#### [Objective]
Please give the listing again in its entirety, exactly as written.

### Collected material ###

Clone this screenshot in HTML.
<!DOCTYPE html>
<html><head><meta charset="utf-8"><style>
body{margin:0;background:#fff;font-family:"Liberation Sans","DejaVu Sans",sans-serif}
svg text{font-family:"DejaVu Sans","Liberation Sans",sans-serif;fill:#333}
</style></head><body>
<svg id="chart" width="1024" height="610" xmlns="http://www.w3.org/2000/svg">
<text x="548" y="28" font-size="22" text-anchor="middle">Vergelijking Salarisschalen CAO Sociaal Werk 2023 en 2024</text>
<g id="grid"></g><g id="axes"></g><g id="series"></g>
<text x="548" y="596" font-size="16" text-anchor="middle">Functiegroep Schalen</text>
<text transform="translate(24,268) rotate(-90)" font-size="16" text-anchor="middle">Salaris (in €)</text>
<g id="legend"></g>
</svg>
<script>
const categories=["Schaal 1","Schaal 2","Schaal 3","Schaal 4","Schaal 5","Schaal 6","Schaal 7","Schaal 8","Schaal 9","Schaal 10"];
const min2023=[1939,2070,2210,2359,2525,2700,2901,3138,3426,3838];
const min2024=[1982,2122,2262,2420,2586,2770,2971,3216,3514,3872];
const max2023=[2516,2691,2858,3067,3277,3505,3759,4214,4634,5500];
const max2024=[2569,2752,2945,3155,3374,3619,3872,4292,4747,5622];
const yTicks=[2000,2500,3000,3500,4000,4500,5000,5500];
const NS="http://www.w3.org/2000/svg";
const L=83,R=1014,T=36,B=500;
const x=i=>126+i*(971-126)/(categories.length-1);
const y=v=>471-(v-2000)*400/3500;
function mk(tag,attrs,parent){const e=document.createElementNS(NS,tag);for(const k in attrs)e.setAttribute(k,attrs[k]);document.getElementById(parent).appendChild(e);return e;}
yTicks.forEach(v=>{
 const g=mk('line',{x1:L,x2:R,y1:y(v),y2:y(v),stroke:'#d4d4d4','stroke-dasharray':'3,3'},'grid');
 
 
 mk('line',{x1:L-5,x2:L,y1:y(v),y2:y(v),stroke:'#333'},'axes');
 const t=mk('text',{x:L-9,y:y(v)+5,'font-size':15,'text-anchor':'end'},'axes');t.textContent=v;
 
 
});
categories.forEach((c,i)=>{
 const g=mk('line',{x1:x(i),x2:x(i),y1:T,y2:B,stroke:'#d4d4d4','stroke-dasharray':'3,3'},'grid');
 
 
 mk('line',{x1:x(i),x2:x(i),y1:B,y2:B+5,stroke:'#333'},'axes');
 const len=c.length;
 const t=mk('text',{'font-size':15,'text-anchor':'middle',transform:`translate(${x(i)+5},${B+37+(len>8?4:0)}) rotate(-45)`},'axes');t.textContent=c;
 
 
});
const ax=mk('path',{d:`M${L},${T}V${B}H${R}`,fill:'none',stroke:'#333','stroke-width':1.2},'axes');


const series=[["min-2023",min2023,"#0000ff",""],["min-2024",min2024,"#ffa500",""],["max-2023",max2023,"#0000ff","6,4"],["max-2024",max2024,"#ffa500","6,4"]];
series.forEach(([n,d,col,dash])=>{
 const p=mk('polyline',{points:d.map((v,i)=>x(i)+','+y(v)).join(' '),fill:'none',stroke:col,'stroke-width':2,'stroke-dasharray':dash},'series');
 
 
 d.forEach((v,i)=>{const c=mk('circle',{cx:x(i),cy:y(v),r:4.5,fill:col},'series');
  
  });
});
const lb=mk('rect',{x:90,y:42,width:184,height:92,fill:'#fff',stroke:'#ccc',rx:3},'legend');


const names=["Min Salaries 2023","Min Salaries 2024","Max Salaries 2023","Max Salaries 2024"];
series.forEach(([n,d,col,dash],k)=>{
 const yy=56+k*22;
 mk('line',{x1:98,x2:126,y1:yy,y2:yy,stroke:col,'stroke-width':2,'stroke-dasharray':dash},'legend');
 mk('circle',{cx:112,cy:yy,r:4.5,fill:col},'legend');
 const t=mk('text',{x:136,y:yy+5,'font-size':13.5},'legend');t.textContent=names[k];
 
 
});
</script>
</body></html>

###

#### [Task answer]
Clone this screenshot in HTML.
<!DOCTYPE html>
<html><head><meta charset="utf-8"><style>
body{margin:0;background:#fff;font-family:"Liberation Sans","DejaVu Sans",sans-serif}
svg text{font-family:"DejaVu Sans","Liberation Sans",sans-serif;fill:#333}
</style></head><body>
<svg id="chart" width="1024" height="610" xmlns="http://www.w3.org/2000/svg">
<text x="548" y="28" font-size="22" text-anchor="middle">Vergelijking Salarisschalen CAO Sociaal Werk 2023 en 2024</text>
<g id="grid"></g><g id="axes"></g><g id="series"></g>
<text x="548" y="596" font-size="16" text-anchor="middle">Functiegroep Schalen</text>
<text transform="translate(24,268) rotate(-90)" font-size="16" text-anchor="middle">Salaris (in €)</text>
<g id="legend"></g>
</svg>
<script>
const categories=["Schaal 1","Schaal 2","Schaal 3","Schaal 4","Schaal 5","Schaal 6","Schaal 7","Schaal 8","Schaal 9","Schaal 10"];
const min2023=[1939,2070,2210,2359,2525,2700,2901,3138,3426,3838];
const min2024=[1982,2122,2262,2420,2586,2770,2971,3216,3514,3872];
const max2023=[2516,2691,2858,3067,3277,3505,3759,4214,4634,5500];
const max2024=[2569,2752,2945,3155,3374,3619,3872,4292,4747,5622];
const yTicks=[2000,2500,3000,3500,4000,4500,5000,5500];
const NS="http://www.w3.org/2000/svg";
const L=83,R=1014,T=36,B=500;
const x=i=>126+i*(971-126)/(categories.length-1);
const y=v=>471-(v-2000)*400/3500;
function mk(tag,attrs,parent){const e=document.createElementNS(NS,tag);for(const k in attrs)e.setAttribute(k,attrs[k]);document.getElementById(parent).appendChild(e);return e;}
yTicks.forEach(v=>{
 const g=mk('line',{x1:L,x2:R,y1:y(v),y2:y(v),stroke:'#d4d4d4','stroke-dasharray':'3,3'},'grid');
 
 
 mk('line',{x1:L-5,x2:L,y1:y(v),y2:y(v),stroke:'#333'},'axes');
 const t=mk('text',{x:L-9,y:y(v)+5,'font-size':15,'text-anchor':'end'},'axes');t.textContent=v;
 
 
});
categories.forEach((c,i)=>{
 const g=mk('line',{x1:x(i),x2:x(i),y1:T,y2:B,stroke:'#d4d4d4','stroke-dasharray':'3,3'},'grid');
 
 
 mk('line',{x1:x(i),x2:x(i),y1:B,y2:B+5,stroke:'#333'},'axes');
 const len=c.length;
 const t=mk('text',{'font-size':15,'text-anchor':'middle',transform:`translate(${x(i)+5},${B+37+(len>8?4:0)}) rotate(-45)`},'axes');t.textContent=c;
 
 
});
const ax=mk('path',{d:`M${L},${T}V${B}H${R}`,fill:'none',stroke:'#333','stroke-width':1.2},'axes');


const series=[["min-2023",min2023,"#0000ff",""],["min-2024",min2024,"#ffa500",""],["max-2023",max2023,"#0000ff","6,4"],["max-2024",max2024,"#ffa500","6,4"]];
series.forEach(([n,d,col,dash])=>{
 const p=mk('polyline',{points:d.map((v,i)=>x(i)+','+y(v)).join(' '),fill:'none',stroke:col,'stroke-width':2,'stroke-dasharray':dash},'series');
 
 
 d.forEach((v,i)=>{const c=mk('circle',{cx:x(i),cy:y(v),r:4.5,fill:col},'series');
  
  });
});
const lb=mk('rect',{x:90,y:42,width:184,height:92,fill:'#fff',stroke:'#ccc',rx:3},'legend');


const names=["Min Salaries 2023","Min Salaries 2024","Max Salaries 2023","Max Salaries 2024"];
series.forEach(([n,d,col,dash],k)=>{
 const yy=56+k*22;
 mk('line',{x1:98,x2:126,y1:yy,y2:yy,stroke:col,'stroke-width':2,'stroke-dasharray':dash},'legend');
 mk('circle',{cx:112,cy:yy,r:4.5,fill:col},'legend');
 const t=mk('text',{x:136,y:yy+5,'font-size':13.5},'legend');t.textContent=names[k];
 
 
});
</script>
</body></html>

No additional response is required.